The immense success of the elite Akademie des Handwerks (Academy of Crafts) at Schloss Raesfeld in Westphalia shows the way. In this prestigious new institution the very last generation of masters has been brought from the remotest corners of the Federal Republic to teach the techniques and secrets of their crafts to “young” apprentices who must not only have the regular “master” title, but, in order to be accepted, also show evidence of ten years of self-employed professional and commercial success.

After only five years of intense activity, the Akademie has succeeded in training several thousand masters, thus laying the foundation for the reconstruction of traditional building crafts and apprenticeship.

I believe that, besides making long-due cuts, a visionary government has to promote at the highest level the establishment of such leading institutions. As HRH the Prince of Wales recently pointed out, small, efficient, and independent crafts and trades should not be located in isolated industrial zones but in the very midst of cities and villages. That is where they are needed, that is where they can offer their services most effectively. All this demands nothing less than the complete lifting of mono-functional and suburban zoning codes.

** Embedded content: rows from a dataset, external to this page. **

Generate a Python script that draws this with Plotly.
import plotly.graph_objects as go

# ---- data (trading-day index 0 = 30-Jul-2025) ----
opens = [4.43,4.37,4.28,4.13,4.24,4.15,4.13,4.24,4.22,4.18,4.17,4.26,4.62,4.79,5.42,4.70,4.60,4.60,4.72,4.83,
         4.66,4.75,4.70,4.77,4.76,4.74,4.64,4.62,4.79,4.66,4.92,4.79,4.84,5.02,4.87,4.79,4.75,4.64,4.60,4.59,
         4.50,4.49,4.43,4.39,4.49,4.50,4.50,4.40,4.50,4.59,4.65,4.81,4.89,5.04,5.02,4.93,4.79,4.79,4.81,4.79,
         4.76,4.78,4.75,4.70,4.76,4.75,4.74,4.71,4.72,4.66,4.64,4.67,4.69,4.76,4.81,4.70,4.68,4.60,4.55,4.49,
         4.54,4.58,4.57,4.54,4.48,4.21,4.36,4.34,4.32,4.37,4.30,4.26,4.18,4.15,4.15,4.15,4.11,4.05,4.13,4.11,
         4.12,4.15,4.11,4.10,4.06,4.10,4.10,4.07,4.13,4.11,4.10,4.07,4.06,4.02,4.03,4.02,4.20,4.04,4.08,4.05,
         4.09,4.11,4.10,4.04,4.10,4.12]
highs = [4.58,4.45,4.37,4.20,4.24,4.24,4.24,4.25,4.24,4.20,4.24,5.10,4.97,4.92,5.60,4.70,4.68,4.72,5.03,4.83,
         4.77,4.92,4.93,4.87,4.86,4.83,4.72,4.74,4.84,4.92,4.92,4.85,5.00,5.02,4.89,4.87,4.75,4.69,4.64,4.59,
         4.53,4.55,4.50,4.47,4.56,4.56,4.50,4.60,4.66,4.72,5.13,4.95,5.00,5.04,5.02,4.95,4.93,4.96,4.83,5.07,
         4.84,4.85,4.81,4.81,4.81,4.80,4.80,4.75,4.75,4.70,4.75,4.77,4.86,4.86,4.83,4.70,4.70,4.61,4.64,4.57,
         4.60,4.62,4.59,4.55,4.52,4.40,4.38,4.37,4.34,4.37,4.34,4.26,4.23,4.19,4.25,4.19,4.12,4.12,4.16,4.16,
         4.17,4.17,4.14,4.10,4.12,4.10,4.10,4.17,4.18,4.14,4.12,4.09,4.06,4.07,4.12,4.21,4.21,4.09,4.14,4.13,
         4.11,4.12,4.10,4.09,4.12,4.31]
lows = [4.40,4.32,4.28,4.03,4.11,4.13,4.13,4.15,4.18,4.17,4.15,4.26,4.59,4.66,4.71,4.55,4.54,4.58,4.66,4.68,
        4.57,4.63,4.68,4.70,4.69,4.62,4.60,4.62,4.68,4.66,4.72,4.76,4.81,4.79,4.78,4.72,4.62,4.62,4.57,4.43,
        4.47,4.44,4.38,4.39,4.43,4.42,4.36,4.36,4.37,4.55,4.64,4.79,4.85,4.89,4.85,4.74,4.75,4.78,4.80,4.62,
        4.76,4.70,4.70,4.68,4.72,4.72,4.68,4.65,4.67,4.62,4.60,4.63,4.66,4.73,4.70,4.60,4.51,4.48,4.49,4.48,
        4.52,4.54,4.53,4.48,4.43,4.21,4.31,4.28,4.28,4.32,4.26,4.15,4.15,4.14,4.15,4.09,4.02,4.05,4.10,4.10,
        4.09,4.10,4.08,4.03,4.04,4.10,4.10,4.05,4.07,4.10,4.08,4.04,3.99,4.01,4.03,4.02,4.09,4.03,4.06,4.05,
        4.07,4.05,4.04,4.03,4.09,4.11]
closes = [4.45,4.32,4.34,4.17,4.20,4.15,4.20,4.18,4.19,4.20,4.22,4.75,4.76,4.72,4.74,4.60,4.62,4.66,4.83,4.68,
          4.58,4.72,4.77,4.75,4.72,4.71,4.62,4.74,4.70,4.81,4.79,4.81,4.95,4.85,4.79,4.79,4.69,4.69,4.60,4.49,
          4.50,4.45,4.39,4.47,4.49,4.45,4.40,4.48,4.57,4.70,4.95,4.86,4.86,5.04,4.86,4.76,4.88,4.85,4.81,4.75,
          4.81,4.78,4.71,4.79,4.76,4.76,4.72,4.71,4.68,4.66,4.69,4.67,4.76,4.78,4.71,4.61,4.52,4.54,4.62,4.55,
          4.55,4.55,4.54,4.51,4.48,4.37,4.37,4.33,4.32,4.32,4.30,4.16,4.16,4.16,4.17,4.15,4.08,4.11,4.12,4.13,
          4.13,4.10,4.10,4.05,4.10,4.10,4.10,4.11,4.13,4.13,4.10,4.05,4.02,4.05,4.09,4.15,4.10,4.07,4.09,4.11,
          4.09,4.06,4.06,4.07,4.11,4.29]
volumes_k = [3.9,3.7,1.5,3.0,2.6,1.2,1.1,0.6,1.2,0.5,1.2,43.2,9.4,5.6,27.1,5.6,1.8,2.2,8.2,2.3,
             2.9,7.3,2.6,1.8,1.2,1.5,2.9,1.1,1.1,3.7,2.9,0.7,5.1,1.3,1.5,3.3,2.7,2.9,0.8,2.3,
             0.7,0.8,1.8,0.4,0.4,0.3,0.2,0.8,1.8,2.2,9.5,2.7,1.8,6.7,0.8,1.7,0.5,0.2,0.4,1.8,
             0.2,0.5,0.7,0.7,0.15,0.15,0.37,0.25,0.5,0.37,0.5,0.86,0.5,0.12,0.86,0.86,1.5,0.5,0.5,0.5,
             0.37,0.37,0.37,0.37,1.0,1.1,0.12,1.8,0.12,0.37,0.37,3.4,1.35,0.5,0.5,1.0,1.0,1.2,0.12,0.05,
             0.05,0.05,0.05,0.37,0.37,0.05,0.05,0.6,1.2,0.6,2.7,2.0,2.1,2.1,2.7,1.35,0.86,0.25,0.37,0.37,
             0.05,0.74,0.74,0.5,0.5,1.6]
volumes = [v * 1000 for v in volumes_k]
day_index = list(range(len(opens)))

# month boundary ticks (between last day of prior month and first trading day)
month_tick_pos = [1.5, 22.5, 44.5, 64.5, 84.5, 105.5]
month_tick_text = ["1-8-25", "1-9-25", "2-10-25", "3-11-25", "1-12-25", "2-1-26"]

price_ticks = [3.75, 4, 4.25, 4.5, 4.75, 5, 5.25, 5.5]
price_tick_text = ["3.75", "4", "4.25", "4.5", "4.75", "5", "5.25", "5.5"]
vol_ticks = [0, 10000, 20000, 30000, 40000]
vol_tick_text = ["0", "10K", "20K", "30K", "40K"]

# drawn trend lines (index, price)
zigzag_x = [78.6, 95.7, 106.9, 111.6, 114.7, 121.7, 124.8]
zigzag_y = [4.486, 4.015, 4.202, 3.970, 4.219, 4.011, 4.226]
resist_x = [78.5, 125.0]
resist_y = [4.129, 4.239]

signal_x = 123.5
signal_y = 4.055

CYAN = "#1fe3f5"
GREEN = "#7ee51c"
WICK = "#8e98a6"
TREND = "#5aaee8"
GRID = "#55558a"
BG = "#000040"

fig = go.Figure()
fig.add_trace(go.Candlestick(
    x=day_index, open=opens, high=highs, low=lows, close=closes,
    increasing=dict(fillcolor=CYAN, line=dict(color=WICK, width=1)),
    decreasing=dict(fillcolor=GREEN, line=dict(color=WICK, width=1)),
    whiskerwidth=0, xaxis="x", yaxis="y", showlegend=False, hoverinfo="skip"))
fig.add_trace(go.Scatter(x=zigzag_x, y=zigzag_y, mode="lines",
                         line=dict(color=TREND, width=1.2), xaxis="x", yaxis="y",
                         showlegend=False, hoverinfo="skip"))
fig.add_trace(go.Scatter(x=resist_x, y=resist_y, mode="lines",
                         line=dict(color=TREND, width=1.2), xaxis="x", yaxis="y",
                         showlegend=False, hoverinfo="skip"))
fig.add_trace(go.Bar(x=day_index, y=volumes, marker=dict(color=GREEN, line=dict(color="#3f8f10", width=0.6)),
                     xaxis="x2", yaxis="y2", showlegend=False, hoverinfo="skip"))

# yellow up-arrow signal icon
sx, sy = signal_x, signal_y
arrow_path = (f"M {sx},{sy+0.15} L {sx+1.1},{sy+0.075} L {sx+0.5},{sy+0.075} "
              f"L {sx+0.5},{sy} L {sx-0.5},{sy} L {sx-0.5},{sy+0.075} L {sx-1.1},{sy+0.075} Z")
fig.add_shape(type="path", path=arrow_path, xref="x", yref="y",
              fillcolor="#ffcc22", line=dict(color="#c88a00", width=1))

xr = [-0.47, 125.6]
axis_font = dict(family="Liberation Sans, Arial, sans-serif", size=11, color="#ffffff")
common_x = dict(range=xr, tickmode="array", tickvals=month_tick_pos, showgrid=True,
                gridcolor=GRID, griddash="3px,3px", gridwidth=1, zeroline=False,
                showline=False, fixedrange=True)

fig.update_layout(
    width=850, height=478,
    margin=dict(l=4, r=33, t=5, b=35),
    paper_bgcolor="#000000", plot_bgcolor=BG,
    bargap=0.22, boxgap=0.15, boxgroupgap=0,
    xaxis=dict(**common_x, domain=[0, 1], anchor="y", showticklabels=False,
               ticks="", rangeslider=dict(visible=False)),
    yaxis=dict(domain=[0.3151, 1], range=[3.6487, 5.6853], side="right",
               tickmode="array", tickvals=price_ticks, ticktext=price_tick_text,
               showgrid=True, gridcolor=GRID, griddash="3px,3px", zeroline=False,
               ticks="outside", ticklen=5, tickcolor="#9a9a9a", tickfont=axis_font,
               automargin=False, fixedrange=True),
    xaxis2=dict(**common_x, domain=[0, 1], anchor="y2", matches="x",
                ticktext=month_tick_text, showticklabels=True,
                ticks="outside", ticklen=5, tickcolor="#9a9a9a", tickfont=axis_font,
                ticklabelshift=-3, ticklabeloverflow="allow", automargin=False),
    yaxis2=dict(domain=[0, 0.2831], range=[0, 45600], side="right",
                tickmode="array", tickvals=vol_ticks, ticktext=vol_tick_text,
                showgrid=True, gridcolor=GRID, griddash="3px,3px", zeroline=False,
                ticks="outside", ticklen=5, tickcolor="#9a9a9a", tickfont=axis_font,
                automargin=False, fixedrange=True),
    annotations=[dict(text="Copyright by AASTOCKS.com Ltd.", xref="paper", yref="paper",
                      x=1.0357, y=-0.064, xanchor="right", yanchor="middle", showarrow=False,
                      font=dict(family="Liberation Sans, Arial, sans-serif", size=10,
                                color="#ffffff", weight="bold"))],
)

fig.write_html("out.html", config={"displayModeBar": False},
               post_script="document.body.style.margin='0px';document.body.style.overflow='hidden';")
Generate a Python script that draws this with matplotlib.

After the well-intentioned revival of the central city, after years of urban over-expansion and schematisation, a radical contraction of the cities and a parallel reconstruction of non-industrial agriculture has: 1, to be envisaged; 2, to be legislated; 3, to be promoted; and 4, to be effected. Only such a project truly transcends the accepted political and ideological divergences; positing organic growth against mechanical over-expansion; putting quality into competition with quantity. It is now a matter of ecological and cultural life or death. It may well be the only way to break the deadlock which paralyses and traumatises industrial man and society.

Craftsmen are needed everywhere all the time, and where there are great artisans, artists will inevitably prosper. It will be good for the arts, it will be good for the economy, and it will be good for democracy.

 

Endnote

* This is one of Hannah Arendt’s main themes in The Human Condition (Chicago, 1958).